What happens when kids whose parents are supposed to pay for some or all of their school lunches fail to pick up the tab? Increasingly school districts around the country have begun serving these children cheese sandwiches instead of regular hot meals. Although critics have objected to this policy because it singles out and embarrasses kids whose parents can't afford to pay, others have lauded this attempt to enforce parental responsibility.

The kids in these programs aren't those whose family finances qualify them for free lunches; such children aren't affected by this new policy. Rather, they're kids who either are or aren't eligible for reduced-price lunches but whose parents haven't paid their bills.

A recent news story suggested that the alternative lunches—"a cold cheese sandwich, fruit and a carton of milk"—don't "seem like much of a meal." But many kids, in public and private schools alike, whose parents either can't afford school lunches or do without them out of frugality, bring similar lunches to school every day.

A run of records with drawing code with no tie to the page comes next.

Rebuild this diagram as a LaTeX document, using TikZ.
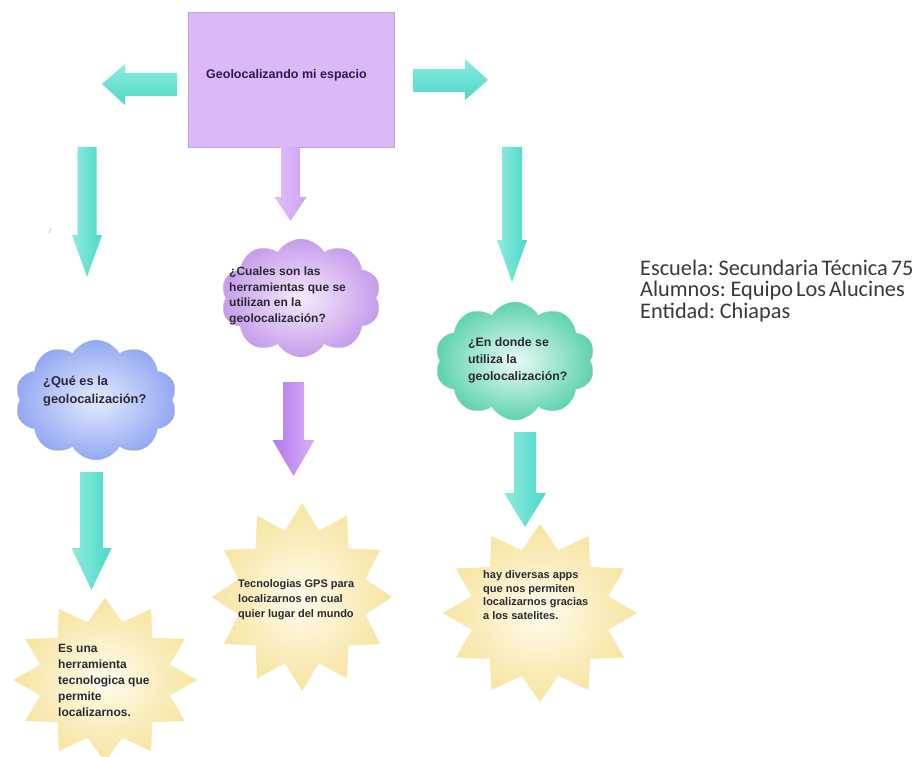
\documentclass[tikz,border=0pt]{standalone}
\usepackage{fontspec}
\setmainfont{Liberation Sans}
\newfontfamily\calibfont[WordSpace=0.6]{Carlito}
\usetikzlibrary{shapes.symbols}
\definecolor{boxfill}{HTML}{DCB8F8}
\definecolor{boxline}{HTML}{C0A2DC}
\definecolor{boxtext}{HTML}{2E1A50}
\definecolor{cyanA}{HTML}{8EEBDF}
\definecolor{cyanB}{HTML}{4CD8C8}
\definecolor{purpA}{HTML}{E0BEFA}
\definecolor{purpB}{HTML}{CFA2F3}
\definecolor{violA}{HTML}{B477EE}
\definecolor{violB}{HTML}{D8B0F8}
\definecolor{blueIn}{HTML}{E4EAFF}
\definecolor{blueOut}{HTML}{93A8F2}
\definecolor{lilaIn}{HTML}{F6EBFD}
\definecolor{lilaOut}{HTML}{C69CEB}
\definecolor{greenIn}{HTML}{EAFBF6}
\definecolor{greenOut}{HTML}{5ED2B0}
\definecolor{starIn}{HTML}{FFFCEC}
\definecolor{starOut}{HTML}{F7E4A0}
\definecolor{darktext}{HTML}{2A2A35}
\definecolor{infotext}{HTML}{3A3A3A}
\tikzset{
  cyanv/.style={left color=cyanA, right color=cyanB},
  cyanh/.style={top color=cyanA, bottom color=cyanB},
  purpv/.style={left color=purpA, right color=purpB},
  violv/.style={left color=violA, right color=violB},
  cloudbox/.style={cloud, cloud puffs=10, cloud puff arc=120, aspect=1.5, inner sep=0pt, shading=radial},
  starfill/.style={shading=radial, inner color=starIn, outer color=starOut},
  qtext/.style={anchor=west, align=left, text=darktext, inner sep=0pt},
}
\newcommand\darr[7]{\shade[#1] ({#2-#3},#5) -- ({#2+#3},#5) -- ({#2+#3},#6) -- ({#2+#4},#6) -- (#2,#7) -- ({#2-#4},#6) -- ({#2-#3},#6) -- cycle;}
\newcommand\burst[4]{%
  \begin{scope}[shift={(#1,#2)}, x=#3pt, y=#4pt]
    \shade[starfill] (90:1) \foreach \i in {1,...,23} {-- ({90+\i*15}:{1-0.27*mod(\i,2)})} -- cycle;
  \end{scope}}
\begin{document}
\begin{tikzpicture}[x=1pt,y=-1pt]
\useasboundingbox[fill=white] (0,0) rectangle (919,757);

% top box
\node[rectangle, fill=boxfill, draw=boxline, line width=0.6pt, minimum width=206pt, minimum height=135pt, inner sep=0pt] (topbox) at (291,79.5) {};
\node[anchor=west, inner sep=0pt, text=boxtext, font={\fontsize{12.5}{15}\selectfont\bfseries}] (title) at (206,75) {Geolocalizando mi espacio};

% horizontal arrows
\shade[cyanh] (102,84) -- (125,64) -- (125,73) -- (177,73) -- (177,96) -- (125,96) -- (125,105) -- cycle;
\shade[cyanh] (413,69) -- (465,69) -- (465,59) -- (488,80) -- (465,100) -- (465,92) -- (413,92) -- cycle;

% first row of down arrows
\darr{cyanv}{87}{9.5}{15}{147}{235}{277}
\darr{purpv}{290.5}{9.5}{16}{147}{197}{221}
\darr{cyanv}{512}{10}{15}{147}{240}{282}

% stray mark
\draw[gray!55, line width=0.6pt] (49,233) -- (51,228);

% clouds
\node[cloudbox, inner color=blueIn, outer color=blueOut, draw=blueOut!85!black!60, line width=0.3pt, minimum width=162pt, minimum height=120pt] (qcloud) at (96,400) {};
\node[qtext, font={\fontsize{12.8}{18}\selectfont\bfseries}] (qtxt) at (43,391) {¿Qué es la\\geolocalización?};

\node[cloudbox, inner color=lilaIn, outer color=lilaOut, draw=lilaOut!85!black!60, line width=0.3pt, minimum width=160pt, minimum height=118pt] (hcloud) at (301,298) {};
\node[qtext, font={\fontsize{12}{15.5}\selectfont\bfseries}] (htxt) at (229,296) {¿Cuales son las\\herramientas que se\\utilizan en la\\geolocalización?};

\node[cloudbox, inner color=greenIn, outer color=greenOut, draw=greenOut!85!black!60, line width=0.3pt, minimum width=160pt, minimum height=118pt] (dcloud) at (515,361) {};
\node[qtext, font={\fontsize{12.3}{17}\selectfont\bfseries}] (dtxt) at (468,360) {¿En donde se\\utiliza la\\geolocalización?};

% second row of down arrows
\darr{cyanv}{91.5}{11.5}{20}{472}{548}{590}
\darr{violv}{293.5}{10.5}{21}{382}{440}{476}
\darr{cyanv}{525}{11}{21}{432}{493}{527}

% starbursts
\burst{105}{680}{92}{82}
\burst{302}{597}{90}{94}
\burst{540}{613}{97}{89}
\node[qtext, font={\fontsize{12}{16}\selectfont\bfseries}] (s1) at (58,680) {Es una\\herramienta\\tecnologica que\\permite\\localizarnos.};
\node[qtext, font={\fontsize{11}{15}\selectfont\bfseries}] (s2) at (238,600) {Tecnologias GPS para\\localizarnos en cual\\quier lugar del mundo};
\node[qtext, font={\fontsize{11}{13.5}\selectfont\bfseries}] (s3) at (483,595) {hay diversas apps\\que nos permiten\\localizarnos gracias\\a los satelites.};

% info
\node[anchor=west, align=left, inner sep=0pt, text=infotext, font={\calibfont\fontsize{22.3}{21.5}\selectfont}] (info) at (640,291) {Escuela: Secundaria Técnica 75\\Alumnos: Equipo Los Alucines\\Entidad: Chiapas};
\end{tikzpicture}
\end{document}
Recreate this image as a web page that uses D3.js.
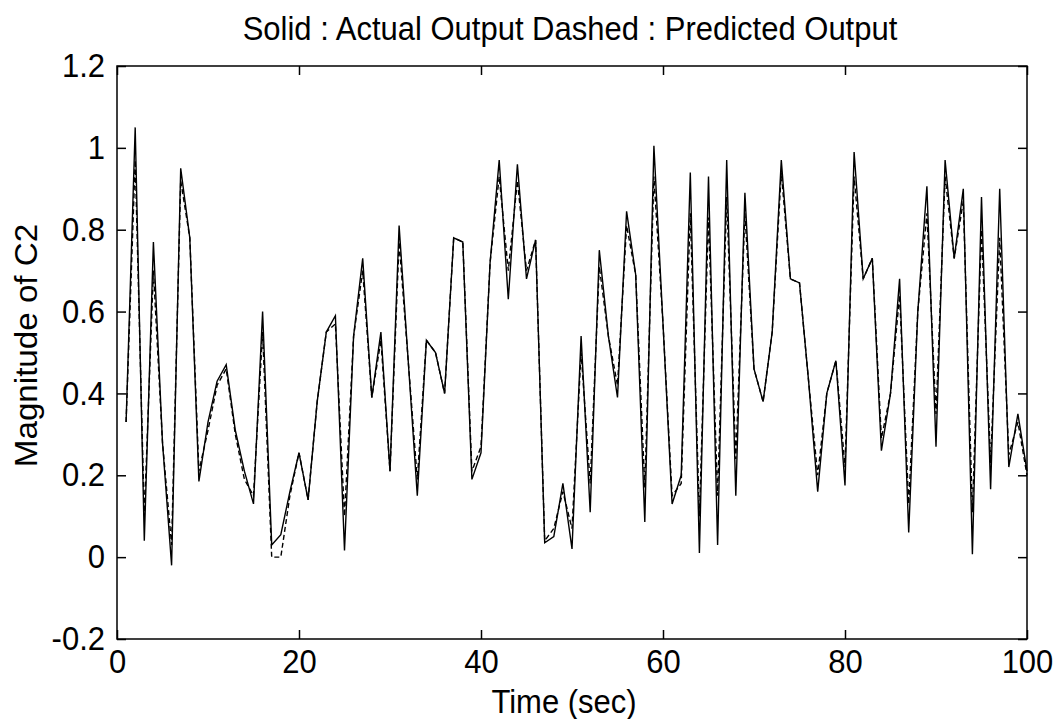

These lunches, especially if they include a vegetable or two, are nutritionally just as good as, if not better than, the frequently overcooked, too salty, and fat-laden hot lunches schools provide.

So what's at issue here isn't really nutrition. Instead, it's the humiliation, or "punishment," kids suffer because of their parents' actions. Although the districts' cheese-sandwich solution provides a less expensive, nutritionally adequate lunch to students from nonpaying families, it's a poor one from the standpoint of children's overall well-being at school.

A better idea might simply be to stop providing lunches altogether unless they're either fully paid for or slated for free lunch–program students. This strategy would help solve the schools' budgetary problems without compromising the emotional health of students. Plenty of kids at even the most expensive private schools bring their own lunches, whether for dietary reasons or because their parents can't (or don't want to) pay what can easily amount to an extra $100-plus per month.

And if nonpaying parents then fail to provide inexpensive sack lunches for their kids out of negligence, that's a whole different issue—and one that schools shouldn't be expected to resolve.